Kennel Manager at 13 Squadron Sergeant Natasha Falconer also attended as an adviser.
“We learnt how each other train and implement these capabilities and assisted each other in further developing these areas by sharing experiences and training techniques,” Sergeant Falconer said.
“The knowledge gained from the Koku-Jieitai and USAF personnel was invaluable for us and the ability to build relationships with our partners was certainly a massive benefit and highlight from the week.”
The trilateral MWD teams forged strong relationships during the exchange that will ensure greater understanding and interoperability during exercises and operations into the future.
Senior representatives from all three nations, including RAAF Group Captain Melissa Neilson, co-signed the ‘Spirit of Cooperation’, a document that affirms support for increased trilateral cooperation and integration.

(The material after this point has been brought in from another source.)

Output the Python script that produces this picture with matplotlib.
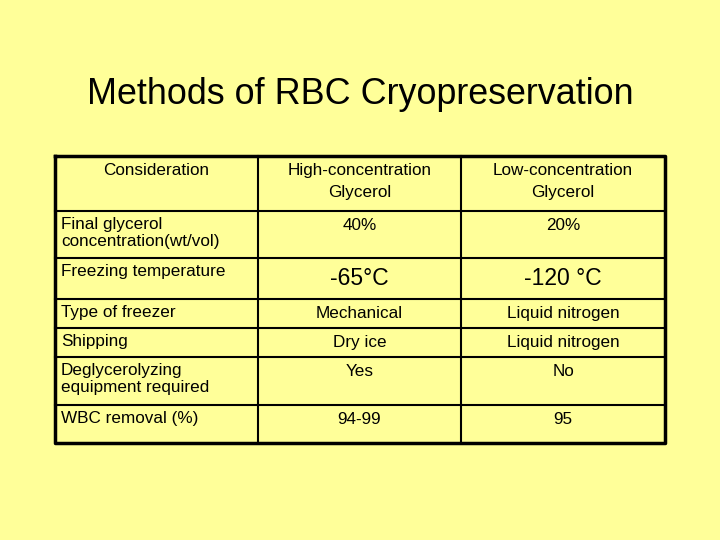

“The Koku-Jieitai and USAF have a similar focus on agile operations and fly-away security,” Group Captain Neilson said.
“This was an excellent opportunity to engage with counterparts and discuss emerging concepts and technologies.”
The exchange in Japan also involved the sharing of knowledge regarding unmanned aerial systems (UAS) and other security forces technology.
RAAF Squadron Leader Patrick Millea delivered briefings on UAS use within the RAAF Security Forces and exchanging concepts of employment of counter UAS.
“Exchanging each nation’s concepts allows for baselining common technology and security effects that can be employed during combined exercises to further enhance interoperability,” Squadron Leader Millea said.
“It provided opportunities to learn from each other’s operational and tactical experience, enhancing future interoperability.”
CAPTION: A group of Royal Australian Air Force, Japan Air Self-Defense Force, and United States Air Force personnel during the Trilateral Security Force Subject Matter Expert Exchange at Iruma Air Base in Japan.